───── Extracted entries
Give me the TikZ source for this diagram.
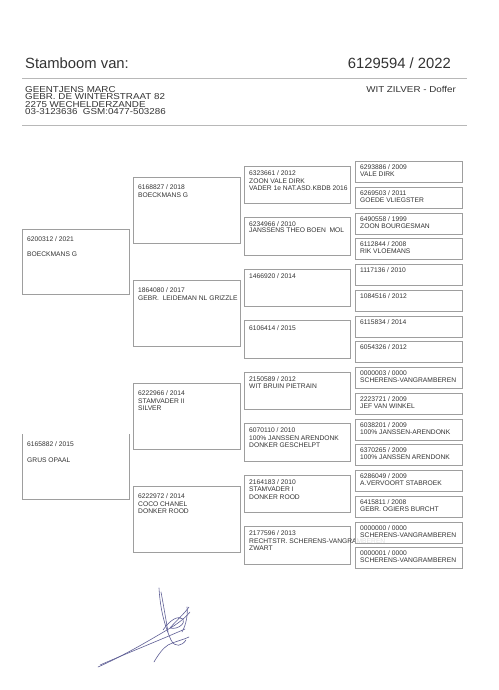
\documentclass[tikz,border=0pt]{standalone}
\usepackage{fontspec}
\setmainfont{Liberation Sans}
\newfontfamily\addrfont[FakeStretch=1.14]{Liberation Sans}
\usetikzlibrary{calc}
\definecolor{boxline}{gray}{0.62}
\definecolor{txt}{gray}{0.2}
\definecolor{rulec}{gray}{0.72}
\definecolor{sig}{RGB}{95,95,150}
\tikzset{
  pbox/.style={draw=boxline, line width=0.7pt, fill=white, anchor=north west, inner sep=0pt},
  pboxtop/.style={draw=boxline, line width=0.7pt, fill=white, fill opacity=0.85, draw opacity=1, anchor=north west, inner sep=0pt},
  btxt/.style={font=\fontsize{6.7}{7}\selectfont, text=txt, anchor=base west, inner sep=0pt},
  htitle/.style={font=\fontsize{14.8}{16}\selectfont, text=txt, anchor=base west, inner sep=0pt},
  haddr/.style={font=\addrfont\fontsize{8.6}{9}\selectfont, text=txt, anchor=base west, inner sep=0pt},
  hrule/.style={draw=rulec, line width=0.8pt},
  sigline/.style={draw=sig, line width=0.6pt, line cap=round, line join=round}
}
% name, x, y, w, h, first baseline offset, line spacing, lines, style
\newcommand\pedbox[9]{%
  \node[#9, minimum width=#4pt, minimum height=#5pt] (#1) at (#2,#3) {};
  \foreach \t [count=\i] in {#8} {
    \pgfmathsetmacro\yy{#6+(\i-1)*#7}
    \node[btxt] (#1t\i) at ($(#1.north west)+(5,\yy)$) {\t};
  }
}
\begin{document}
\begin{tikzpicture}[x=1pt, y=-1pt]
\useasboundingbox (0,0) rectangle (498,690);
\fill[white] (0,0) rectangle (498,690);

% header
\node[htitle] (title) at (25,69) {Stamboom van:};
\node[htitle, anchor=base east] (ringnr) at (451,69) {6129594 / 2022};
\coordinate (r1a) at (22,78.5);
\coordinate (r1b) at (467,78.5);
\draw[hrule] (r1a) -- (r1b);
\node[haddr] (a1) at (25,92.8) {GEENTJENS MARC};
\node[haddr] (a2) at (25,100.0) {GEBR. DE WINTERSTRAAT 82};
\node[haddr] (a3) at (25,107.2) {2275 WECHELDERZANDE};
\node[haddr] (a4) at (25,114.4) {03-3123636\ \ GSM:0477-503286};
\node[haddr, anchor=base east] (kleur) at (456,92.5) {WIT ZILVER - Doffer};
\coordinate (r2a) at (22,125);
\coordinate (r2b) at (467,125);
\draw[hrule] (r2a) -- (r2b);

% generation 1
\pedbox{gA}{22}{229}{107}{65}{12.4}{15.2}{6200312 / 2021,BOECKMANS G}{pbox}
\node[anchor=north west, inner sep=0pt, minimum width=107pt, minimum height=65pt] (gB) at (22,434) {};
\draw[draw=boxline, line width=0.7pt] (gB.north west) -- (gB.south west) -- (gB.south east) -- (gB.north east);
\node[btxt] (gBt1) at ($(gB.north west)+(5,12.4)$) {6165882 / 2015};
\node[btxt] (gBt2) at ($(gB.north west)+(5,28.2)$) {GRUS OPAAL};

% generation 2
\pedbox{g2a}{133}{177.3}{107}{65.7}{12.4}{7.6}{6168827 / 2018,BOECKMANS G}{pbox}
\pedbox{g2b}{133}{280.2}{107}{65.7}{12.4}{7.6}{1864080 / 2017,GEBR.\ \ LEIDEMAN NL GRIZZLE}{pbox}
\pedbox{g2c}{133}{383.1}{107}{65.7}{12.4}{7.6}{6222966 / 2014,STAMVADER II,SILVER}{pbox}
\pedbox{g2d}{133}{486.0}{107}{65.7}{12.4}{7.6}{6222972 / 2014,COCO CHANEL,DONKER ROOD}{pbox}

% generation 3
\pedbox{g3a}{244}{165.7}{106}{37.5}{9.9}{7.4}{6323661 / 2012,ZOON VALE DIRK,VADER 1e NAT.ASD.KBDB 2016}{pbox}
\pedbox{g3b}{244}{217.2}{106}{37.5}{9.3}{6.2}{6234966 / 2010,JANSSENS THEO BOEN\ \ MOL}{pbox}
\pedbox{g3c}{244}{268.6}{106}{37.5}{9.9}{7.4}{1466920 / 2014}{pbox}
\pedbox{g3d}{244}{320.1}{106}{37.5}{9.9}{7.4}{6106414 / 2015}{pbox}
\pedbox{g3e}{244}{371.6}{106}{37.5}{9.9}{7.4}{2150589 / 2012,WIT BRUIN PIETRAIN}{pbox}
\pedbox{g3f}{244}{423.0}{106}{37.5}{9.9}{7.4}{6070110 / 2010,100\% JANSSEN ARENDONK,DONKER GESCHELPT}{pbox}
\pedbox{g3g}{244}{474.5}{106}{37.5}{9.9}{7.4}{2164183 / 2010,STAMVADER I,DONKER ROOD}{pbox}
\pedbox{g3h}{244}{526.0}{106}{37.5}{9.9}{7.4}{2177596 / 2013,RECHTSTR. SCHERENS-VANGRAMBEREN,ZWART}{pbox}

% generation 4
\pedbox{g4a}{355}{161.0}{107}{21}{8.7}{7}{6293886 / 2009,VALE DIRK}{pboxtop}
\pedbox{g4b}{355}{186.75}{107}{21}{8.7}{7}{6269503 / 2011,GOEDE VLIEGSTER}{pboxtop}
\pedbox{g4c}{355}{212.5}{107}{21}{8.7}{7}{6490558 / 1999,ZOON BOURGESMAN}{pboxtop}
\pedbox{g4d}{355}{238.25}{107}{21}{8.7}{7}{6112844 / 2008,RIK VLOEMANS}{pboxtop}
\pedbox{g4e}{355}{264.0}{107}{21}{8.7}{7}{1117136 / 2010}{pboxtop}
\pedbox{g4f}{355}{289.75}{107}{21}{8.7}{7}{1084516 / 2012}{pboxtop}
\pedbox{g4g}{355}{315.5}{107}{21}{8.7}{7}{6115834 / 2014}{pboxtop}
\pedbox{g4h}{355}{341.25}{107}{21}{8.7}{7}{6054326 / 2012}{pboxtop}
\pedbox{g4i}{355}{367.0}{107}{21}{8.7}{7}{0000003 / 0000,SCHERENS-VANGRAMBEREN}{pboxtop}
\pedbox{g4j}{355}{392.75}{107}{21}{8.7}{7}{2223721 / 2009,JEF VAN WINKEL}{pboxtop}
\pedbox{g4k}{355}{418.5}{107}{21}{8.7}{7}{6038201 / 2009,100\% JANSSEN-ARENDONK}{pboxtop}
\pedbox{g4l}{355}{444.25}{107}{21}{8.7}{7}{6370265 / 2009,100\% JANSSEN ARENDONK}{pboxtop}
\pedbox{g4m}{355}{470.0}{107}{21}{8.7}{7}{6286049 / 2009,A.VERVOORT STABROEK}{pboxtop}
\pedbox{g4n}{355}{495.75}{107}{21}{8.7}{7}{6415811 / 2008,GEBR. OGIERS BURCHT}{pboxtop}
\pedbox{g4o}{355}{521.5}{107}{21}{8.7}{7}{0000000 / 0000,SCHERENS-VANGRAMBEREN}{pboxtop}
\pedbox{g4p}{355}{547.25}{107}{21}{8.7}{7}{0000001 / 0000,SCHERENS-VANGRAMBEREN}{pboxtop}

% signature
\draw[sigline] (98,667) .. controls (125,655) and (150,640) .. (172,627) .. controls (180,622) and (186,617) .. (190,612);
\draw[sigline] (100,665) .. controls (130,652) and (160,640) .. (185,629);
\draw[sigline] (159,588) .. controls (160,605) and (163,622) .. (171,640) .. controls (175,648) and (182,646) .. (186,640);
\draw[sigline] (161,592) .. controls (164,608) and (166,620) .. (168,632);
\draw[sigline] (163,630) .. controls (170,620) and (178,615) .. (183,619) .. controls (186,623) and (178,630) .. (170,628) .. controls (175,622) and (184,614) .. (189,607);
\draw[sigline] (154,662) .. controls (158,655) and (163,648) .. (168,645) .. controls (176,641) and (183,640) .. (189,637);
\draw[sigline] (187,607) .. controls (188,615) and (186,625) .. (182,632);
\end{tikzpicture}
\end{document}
──────────
───── Extracted entries
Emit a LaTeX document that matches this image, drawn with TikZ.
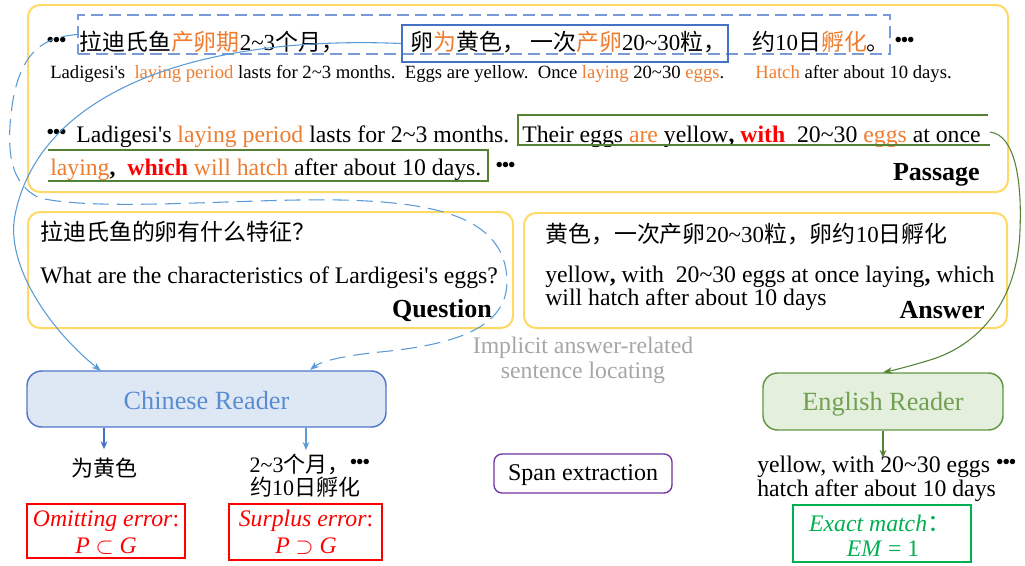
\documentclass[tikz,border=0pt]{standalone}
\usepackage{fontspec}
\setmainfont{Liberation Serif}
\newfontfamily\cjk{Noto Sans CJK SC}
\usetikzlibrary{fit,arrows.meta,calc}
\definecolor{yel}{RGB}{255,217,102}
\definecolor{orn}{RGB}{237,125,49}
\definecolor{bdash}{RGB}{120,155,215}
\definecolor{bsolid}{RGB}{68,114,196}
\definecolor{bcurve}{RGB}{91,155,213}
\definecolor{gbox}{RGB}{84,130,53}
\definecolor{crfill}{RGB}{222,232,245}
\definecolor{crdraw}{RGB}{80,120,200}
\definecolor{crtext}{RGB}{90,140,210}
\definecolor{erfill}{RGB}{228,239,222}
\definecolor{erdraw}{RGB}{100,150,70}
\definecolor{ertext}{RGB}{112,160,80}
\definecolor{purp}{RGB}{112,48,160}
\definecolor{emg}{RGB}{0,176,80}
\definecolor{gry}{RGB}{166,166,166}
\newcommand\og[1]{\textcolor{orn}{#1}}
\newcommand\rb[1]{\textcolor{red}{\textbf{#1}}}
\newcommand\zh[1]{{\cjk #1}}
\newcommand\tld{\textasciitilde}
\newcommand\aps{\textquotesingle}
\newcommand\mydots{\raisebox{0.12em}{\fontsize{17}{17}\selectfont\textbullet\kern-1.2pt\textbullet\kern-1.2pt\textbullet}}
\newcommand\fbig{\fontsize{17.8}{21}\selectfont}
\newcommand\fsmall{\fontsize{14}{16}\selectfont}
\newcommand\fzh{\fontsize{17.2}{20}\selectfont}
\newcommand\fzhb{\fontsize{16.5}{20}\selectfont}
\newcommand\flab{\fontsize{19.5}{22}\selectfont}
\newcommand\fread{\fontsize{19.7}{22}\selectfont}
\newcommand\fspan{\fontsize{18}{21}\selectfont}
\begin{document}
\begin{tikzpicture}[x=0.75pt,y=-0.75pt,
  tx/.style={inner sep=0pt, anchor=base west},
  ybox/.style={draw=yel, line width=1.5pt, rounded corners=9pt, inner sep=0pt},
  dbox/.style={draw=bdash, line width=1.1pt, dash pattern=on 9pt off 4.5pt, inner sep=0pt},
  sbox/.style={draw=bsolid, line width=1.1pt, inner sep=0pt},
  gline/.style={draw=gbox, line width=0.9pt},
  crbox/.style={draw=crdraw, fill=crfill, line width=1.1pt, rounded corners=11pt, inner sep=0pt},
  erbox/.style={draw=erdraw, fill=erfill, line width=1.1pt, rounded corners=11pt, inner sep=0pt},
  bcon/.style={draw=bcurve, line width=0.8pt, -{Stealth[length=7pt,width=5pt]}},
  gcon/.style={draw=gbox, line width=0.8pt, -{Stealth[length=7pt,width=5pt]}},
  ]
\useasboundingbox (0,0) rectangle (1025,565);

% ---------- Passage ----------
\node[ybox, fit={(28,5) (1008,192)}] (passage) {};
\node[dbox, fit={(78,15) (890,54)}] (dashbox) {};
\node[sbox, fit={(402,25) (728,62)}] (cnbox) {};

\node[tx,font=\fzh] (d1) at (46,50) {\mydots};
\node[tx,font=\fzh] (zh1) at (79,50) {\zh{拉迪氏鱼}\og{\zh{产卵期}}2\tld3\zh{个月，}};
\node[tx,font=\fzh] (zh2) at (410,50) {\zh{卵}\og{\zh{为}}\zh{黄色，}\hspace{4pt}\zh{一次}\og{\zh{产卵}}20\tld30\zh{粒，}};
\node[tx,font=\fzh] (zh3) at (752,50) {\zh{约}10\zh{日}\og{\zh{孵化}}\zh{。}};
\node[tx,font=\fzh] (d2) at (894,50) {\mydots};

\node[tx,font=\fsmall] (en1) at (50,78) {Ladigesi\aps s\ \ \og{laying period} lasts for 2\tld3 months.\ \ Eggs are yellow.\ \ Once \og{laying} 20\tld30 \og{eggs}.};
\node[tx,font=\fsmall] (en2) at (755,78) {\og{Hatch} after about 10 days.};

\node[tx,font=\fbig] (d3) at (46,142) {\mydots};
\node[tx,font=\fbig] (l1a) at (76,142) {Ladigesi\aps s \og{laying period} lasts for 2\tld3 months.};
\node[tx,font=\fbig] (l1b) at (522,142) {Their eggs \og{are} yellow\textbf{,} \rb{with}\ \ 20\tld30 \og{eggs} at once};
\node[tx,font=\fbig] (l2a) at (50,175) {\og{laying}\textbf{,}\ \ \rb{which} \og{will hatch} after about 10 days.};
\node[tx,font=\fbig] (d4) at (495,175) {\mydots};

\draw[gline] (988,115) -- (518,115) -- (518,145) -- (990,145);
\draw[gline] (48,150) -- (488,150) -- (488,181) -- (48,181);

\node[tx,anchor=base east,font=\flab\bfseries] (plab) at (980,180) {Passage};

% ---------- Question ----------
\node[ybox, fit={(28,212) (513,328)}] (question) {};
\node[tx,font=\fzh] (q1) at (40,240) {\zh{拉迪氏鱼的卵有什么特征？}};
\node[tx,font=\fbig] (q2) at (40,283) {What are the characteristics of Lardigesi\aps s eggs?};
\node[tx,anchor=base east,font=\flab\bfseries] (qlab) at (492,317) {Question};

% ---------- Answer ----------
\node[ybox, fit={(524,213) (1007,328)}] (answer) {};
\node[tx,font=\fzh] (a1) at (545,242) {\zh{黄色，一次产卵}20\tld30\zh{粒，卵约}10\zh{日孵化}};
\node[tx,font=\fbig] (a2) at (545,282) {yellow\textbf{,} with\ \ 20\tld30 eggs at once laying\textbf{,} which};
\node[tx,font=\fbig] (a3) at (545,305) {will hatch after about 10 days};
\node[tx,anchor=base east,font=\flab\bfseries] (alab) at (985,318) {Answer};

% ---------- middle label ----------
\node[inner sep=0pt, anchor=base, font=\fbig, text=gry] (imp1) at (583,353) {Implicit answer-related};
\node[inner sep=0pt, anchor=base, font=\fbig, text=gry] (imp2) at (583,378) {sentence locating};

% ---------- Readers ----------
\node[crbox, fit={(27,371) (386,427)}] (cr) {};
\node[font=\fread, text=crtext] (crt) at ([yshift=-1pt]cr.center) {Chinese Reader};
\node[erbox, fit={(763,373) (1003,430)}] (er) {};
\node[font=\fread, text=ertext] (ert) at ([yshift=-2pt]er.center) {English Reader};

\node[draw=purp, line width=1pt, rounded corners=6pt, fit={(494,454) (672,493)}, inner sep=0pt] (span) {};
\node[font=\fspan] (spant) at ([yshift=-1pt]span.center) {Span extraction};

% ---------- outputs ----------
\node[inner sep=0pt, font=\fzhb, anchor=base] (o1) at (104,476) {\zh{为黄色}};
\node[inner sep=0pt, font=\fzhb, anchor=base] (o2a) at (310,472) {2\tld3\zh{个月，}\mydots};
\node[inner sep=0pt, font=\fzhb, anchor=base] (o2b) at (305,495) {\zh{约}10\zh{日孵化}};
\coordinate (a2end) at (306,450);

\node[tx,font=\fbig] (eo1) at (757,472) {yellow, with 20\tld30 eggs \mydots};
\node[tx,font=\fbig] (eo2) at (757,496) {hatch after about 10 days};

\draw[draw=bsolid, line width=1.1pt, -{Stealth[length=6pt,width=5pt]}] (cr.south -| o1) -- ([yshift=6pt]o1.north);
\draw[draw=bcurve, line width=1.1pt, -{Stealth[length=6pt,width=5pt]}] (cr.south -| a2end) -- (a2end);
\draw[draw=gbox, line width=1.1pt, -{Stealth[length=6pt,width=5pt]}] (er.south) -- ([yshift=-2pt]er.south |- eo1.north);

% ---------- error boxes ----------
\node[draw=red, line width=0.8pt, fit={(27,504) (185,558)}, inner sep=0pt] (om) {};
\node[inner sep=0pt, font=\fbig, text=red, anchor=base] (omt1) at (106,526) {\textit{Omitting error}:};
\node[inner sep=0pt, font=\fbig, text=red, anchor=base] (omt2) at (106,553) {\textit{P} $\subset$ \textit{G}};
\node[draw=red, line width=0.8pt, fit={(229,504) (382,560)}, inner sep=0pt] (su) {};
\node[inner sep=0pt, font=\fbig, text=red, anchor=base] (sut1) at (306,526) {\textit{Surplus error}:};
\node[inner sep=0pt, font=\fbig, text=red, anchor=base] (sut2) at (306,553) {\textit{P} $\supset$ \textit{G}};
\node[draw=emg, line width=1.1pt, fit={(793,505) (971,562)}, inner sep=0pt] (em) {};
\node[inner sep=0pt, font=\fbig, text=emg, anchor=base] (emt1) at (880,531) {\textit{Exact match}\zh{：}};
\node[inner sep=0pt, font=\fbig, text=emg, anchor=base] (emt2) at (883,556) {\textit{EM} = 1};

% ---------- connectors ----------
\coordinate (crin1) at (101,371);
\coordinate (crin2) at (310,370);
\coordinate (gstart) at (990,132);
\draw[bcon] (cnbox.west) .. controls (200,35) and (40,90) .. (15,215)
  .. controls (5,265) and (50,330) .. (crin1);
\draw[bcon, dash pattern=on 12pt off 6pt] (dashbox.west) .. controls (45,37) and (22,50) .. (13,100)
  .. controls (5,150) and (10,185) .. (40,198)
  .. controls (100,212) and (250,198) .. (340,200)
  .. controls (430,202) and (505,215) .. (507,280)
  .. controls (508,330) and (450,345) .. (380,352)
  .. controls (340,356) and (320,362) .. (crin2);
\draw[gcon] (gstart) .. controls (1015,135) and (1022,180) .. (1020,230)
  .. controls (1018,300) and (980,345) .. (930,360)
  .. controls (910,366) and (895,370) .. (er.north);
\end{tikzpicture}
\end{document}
──────────
───── Extracted entries
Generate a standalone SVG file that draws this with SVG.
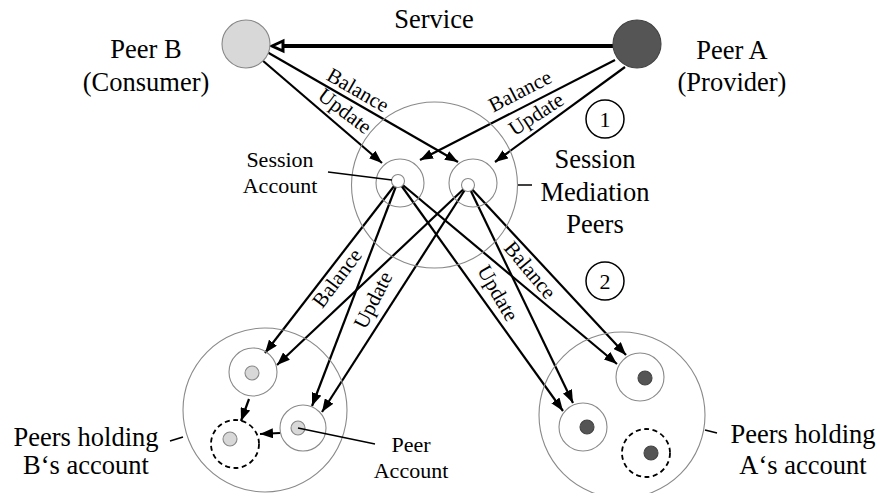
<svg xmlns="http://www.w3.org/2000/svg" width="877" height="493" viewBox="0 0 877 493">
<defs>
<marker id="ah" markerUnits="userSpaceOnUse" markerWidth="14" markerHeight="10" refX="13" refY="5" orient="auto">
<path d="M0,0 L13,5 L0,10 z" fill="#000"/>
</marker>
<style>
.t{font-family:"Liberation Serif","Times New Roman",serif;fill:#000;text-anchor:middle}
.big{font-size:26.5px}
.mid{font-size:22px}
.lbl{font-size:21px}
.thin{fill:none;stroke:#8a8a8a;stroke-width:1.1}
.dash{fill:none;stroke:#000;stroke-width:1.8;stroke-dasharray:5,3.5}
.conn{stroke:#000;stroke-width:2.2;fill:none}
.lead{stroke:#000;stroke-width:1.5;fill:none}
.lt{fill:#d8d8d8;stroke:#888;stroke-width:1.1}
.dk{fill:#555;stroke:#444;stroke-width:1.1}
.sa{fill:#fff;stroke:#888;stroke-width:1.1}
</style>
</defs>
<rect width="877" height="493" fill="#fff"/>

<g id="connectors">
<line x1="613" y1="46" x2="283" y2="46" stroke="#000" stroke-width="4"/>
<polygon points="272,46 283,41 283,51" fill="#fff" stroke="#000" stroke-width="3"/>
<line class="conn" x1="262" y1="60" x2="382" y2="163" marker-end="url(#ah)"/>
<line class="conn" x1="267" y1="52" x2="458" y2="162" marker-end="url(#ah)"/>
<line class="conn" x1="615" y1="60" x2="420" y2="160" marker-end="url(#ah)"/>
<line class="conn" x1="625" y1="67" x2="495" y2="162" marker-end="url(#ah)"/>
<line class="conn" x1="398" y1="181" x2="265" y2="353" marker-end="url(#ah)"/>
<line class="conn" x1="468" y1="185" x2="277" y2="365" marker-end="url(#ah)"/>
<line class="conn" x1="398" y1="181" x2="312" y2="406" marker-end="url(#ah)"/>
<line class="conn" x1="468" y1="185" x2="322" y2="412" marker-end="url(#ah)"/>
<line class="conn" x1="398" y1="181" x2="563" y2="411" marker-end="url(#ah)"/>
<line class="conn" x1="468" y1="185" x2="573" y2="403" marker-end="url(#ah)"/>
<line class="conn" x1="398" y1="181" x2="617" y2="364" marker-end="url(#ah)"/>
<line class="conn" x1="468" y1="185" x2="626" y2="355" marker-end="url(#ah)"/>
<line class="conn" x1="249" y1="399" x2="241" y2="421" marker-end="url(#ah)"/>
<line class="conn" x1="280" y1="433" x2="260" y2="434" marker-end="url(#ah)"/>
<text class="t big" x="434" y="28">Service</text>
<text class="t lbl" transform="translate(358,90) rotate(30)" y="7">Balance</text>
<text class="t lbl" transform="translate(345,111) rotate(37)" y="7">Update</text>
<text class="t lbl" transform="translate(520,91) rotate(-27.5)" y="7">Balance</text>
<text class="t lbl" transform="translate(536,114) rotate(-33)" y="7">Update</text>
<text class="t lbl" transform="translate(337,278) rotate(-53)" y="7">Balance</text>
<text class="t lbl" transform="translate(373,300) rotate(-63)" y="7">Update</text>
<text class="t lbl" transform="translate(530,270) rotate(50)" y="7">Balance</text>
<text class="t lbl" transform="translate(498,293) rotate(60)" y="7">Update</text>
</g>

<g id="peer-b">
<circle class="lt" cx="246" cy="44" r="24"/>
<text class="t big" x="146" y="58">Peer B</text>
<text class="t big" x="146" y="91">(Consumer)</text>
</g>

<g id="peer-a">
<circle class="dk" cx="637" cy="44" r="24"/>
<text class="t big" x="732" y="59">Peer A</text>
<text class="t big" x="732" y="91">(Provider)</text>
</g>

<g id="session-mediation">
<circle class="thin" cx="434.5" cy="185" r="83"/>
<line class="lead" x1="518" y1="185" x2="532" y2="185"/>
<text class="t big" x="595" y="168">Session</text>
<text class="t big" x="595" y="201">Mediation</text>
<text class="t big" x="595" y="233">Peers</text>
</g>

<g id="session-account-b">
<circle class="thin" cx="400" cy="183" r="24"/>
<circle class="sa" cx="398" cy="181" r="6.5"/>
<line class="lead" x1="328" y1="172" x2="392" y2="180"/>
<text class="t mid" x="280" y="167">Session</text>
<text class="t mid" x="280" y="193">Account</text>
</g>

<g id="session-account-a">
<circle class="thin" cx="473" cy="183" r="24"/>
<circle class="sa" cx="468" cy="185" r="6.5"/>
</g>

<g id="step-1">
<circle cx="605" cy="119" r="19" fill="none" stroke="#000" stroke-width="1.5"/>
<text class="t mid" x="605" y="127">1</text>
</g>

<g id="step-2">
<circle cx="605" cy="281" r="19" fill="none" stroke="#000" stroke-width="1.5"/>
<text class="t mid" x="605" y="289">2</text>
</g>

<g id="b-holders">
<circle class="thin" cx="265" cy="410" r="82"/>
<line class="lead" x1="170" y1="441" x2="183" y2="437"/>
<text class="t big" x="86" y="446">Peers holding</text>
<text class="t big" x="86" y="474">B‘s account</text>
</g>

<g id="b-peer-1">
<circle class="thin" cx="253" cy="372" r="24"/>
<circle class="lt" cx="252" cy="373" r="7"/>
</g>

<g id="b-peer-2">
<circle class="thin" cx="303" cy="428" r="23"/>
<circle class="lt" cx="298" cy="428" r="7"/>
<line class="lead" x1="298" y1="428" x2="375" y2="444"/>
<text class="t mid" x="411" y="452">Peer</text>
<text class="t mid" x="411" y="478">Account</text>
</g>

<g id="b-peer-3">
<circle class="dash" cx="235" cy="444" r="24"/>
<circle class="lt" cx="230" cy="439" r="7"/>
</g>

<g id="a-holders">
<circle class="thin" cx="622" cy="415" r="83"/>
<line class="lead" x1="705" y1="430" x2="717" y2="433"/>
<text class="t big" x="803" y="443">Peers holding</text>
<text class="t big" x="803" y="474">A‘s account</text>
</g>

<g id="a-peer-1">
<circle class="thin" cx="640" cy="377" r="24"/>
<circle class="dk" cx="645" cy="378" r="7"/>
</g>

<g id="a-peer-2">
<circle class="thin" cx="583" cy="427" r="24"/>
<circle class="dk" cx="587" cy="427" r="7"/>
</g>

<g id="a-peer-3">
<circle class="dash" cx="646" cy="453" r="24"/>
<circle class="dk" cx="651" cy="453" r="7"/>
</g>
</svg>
──────────
Task directions
Determine how many lines of this listing contain "that", and give only the number.

Correct answer
2